Source code of charts:
— BEGIN —
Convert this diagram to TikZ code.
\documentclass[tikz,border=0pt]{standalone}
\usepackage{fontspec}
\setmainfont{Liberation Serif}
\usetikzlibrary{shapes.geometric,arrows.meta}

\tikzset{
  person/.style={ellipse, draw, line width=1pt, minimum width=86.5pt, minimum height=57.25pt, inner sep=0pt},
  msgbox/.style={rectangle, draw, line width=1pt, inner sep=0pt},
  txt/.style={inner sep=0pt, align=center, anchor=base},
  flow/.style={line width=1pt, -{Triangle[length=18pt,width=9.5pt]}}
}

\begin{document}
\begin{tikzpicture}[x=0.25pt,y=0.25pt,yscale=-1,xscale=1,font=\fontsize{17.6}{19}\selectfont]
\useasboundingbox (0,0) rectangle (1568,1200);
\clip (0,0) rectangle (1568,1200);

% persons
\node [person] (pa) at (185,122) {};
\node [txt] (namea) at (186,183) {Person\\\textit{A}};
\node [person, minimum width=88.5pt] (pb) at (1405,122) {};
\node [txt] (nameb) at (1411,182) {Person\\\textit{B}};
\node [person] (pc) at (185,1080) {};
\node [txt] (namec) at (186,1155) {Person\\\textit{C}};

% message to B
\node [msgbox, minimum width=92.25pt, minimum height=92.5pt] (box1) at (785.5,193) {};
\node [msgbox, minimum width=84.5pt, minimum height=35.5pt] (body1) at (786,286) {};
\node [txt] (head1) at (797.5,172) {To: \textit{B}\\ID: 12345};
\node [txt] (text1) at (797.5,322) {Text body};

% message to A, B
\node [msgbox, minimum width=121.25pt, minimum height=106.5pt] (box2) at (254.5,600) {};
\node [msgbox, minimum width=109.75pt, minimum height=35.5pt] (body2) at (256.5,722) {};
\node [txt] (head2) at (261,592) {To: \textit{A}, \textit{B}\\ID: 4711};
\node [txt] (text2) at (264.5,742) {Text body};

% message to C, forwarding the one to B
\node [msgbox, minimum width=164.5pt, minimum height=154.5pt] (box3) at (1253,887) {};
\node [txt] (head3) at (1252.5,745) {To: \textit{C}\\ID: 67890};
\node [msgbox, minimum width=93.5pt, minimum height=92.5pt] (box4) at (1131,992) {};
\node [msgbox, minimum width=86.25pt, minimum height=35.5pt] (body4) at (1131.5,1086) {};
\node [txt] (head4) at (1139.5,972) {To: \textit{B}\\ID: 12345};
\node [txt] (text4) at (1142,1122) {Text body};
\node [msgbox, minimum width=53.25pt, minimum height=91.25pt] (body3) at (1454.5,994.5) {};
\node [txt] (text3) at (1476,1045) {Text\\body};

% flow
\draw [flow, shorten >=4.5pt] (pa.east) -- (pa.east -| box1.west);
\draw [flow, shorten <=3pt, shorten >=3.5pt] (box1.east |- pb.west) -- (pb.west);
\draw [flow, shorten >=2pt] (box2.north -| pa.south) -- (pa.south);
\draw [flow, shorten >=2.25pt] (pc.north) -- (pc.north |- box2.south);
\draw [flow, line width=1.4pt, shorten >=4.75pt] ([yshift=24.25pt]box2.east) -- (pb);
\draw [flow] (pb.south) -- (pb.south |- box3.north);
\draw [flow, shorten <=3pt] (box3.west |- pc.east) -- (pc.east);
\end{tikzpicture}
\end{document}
— END —
— BEGIN —
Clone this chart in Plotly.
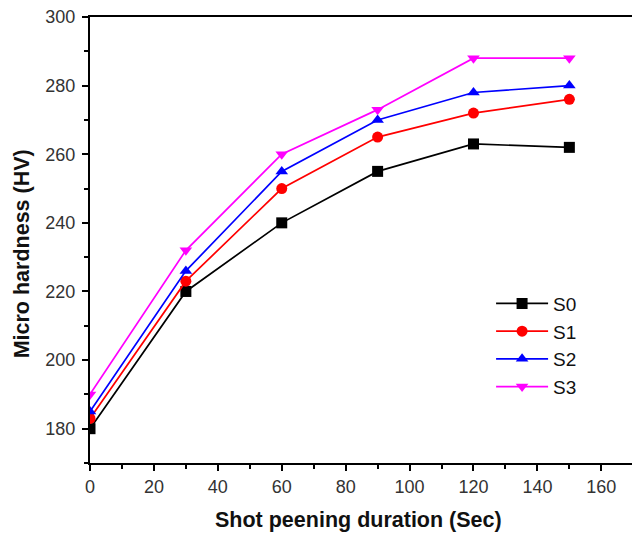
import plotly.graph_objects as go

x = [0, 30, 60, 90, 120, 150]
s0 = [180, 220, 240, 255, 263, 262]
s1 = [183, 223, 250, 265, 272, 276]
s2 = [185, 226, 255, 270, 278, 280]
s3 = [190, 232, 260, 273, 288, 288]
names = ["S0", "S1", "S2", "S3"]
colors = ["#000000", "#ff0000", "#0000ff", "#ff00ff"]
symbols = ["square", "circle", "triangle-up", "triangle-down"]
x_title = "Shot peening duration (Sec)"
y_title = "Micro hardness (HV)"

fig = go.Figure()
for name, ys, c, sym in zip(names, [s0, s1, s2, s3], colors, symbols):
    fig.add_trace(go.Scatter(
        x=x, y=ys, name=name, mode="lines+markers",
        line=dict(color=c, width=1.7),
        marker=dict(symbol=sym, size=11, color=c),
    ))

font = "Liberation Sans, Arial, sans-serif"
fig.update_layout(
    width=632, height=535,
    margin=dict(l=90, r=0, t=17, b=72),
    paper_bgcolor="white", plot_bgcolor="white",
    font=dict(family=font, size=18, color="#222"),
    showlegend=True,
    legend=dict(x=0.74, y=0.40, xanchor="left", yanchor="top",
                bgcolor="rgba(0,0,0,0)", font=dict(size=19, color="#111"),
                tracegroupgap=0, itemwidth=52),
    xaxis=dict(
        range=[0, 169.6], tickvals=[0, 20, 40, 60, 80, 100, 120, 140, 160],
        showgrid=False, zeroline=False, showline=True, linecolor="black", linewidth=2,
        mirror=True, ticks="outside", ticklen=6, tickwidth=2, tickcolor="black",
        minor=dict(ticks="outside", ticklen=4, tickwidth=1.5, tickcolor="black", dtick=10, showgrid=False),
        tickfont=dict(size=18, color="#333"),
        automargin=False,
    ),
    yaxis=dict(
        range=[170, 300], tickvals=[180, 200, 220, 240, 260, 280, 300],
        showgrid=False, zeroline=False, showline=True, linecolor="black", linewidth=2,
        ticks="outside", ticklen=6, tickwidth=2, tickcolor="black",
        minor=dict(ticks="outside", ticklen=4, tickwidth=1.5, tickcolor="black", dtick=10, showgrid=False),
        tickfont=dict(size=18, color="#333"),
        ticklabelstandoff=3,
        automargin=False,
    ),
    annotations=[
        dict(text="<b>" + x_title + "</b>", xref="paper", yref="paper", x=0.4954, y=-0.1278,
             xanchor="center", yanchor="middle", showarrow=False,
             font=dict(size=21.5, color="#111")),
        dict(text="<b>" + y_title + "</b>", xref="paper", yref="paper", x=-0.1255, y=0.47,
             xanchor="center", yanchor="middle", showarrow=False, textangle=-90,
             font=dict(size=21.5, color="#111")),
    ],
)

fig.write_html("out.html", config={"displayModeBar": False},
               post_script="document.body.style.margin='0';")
— END —
— BEGIN —
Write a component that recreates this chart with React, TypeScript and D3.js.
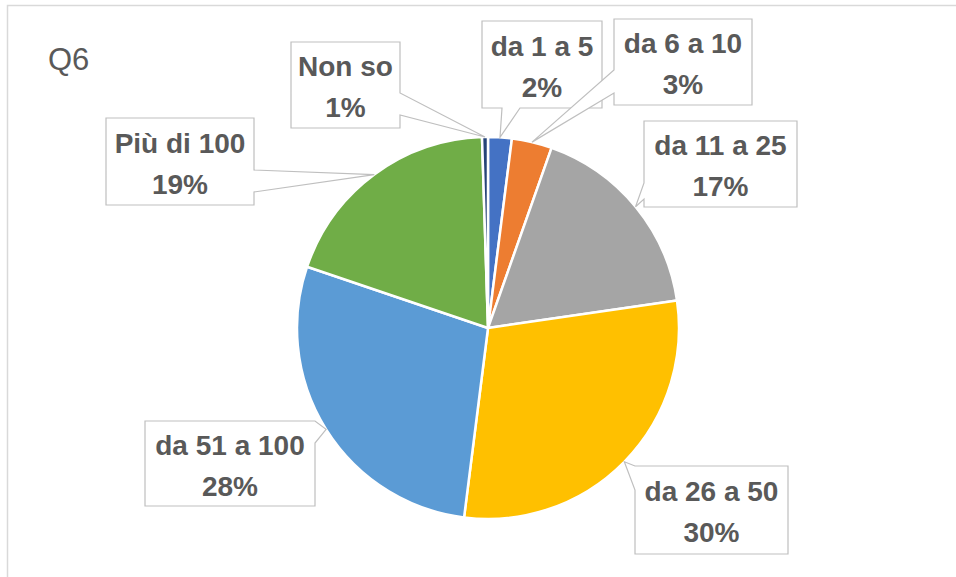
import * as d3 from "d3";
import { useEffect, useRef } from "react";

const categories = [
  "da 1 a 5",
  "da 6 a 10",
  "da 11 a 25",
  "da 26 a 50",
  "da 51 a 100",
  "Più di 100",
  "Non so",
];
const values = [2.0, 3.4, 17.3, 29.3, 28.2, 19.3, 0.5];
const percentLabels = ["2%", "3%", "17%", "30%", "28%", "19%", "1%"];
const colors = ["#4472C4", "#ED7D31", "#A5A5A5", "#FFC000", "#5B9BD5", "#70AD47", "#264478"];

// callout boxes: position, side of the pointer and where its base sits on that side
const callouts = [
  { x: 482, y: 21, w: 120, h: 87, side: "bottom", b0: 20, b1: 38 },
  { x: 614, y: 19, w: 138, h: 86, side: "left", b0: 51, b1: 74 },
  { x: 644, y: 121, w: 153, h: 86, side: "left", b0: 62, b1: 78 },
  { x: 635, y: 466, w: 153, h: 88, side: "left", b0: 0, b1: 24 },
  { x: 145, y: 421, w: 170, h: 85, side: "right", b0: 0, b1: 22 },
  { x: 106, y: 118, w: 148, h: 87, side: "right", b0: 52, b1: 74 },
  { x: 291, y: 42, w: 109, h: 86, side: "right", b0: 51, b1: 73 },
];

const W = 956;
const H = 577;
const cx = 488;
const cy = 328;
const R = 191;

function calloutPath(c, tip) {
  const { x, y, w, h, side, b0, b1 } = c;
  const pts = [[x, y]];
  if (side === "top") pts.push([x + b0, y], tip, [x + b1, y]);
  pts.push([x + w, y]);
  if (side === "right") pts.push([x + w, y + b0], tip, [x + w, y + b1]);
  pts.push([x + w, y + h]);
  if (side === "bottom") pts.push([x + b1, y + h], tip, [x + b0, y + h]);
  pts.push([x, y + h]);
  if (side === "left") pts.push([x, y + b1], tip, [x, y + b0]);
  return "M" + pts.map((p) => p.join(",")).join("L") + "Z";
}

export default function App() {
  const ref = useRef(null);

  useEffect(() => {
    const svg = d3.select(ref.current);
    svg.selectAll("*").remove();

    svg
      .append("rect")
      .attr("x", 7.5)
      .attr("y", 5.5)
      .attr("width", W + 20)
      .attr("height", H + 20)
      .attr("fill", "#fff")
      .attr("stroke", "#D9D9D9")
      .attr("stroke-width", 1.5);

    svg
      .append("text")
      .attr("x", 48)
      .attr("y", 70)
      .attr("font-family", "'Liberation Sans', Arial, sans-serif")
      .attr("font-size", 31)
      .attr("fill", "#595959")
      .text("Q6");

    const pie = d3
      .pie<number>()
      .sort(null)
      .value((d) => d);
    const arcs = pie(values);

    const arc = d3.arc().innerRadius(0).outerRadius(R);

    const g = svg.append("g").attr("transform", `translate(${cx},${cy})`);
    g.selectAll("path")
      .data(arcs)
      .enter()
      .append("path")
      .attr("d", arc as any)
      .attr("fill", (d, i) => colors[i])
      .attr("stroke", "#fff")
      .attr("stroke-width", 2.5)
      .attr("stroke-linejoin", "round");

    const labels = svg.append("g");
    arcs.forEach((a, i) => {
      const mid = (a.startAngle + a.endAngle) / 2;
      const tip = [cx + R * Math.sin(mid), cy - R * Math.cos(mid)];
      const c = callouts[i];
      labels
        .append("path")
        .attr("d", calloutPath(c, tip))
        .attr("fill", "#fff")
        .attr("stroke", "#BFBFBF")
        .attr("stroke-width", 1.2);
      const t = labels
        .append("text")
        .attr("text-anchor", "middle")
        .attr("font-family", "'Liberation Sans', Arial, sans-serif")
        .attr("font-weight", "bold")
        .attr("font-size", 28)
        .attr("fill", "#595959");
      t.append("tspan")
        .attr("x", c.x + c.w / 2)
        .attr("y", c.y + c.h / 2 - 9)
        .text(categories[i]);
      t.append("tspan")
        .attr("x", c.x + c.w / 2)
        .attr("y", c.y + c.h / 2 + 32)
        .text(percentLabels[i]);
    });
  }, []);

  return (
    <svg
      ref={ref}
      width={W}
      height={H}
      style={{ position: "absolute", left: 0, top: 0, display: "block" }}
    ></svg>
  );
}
— END —
### INSTRUCTION
Reproduce only the lines from the one containing "Convert this diagram to TikZ code." through the one containing "[txt] (text3) at", inclusive of both.

### TASK ANSWER
Convert this diagram to TikZ code.
\documentclass[tikz,border=0pt]{standalone}
\usepackage{fontspec}
\setmainfont{Liberation Serif}
\usetikzlibrary{shapes.geometric,arrows.meta}

\tikzset{
  person/.style={ellipse, draw, line width=1pt, minimum width=86.5pt, minimum height=57.25pt, inner sep=0pt},
  msgbox/.style={rectangle, draw, line width=1pt, inner sep=0pt},
  txt/.style={inner sep=0pt, align=center, anchor=base},
  flow/.style={line width=1pt, -{Triangle[length=18pt,width=9.5pt]}}
}

\begin{document}
\begin{tikzpicture}[x=0.25pt,y=0.25pt,yscale=-1,xscale=1,font=\fontsize{17.6}{19}\selectfont]
\useasboundingbox (0,0) rectangle (1568,1200);
\clip (0,0) rectangle (1568,1200);

% persons
\node [person] (pa) at (185,122) {};
\node [txt] (namea) at (186,183) {Person\\\textit{A}};
\node [person, minimum width=88.5pt] (pb) at (1405,122) {};
\node [txt] (nameb) at (1411,182) {Person\\\textit{B}};
\node [person] (pc) at (185,1080) {};
\node [txt] (namec) at (186,1155) {Person\\\textit{C}};

% message to B
\node [msgbox, minimum width=92.25pt, minimum height=92.5pt] (box1) at (785.5,193) {};
\node [msgbox, minimum width=84.5pt, minimum height=35.5pt] (body1) at (786,286) {};
\node [txt] (head1) at (797.5,172) {To: \textit{B}\\ID: 12345};
\node [txt] (text1) at (797.5,322) {Text body};

% message to A, B
\node [msgbox, minimum width=121.25pt, minimum height=106.5pt] (box2) at (254.5,600) {};
\node [msgbox, minimum width=109.75pt, minimum height=35.5pt] (body2) at (256.5,722) {};
\node [txt] (head2) at (261,592) {To: \textit{A}, \textit{B}\\ID: 4711};
\node [txt] (text2) at (264.5,742) {Text body};

% message to C, forwarding the one to B
\node [msgbox, minimum width=164.5pt, minimum height=154.5pt] (box3) at (1253,887) {};
\node [txt] (head3) at (1252.5,745) {To: \textit{C}\\ID: 67890};
\node [msgbox, minimum width=93.5pt, minimum height=92.5pt] (box4) at (1131,992) {};
\node [msgbox, minimum width=86.25pt, minimum height=35.5pt] (body4) at (1131.5,1086) {};
\node [txt] (head4) at (1139.5,972) {To: \textit{B}\\ID: 12345};
\node [txt] (text4) at (1142,1122) {Text body};
\node [msgbox, minimum width=53.25pt, minimum height=91.25pt] (body3) at (1454.5,994.5) {};
\node [txt] (text3) at (1476,1045) {Text\\body};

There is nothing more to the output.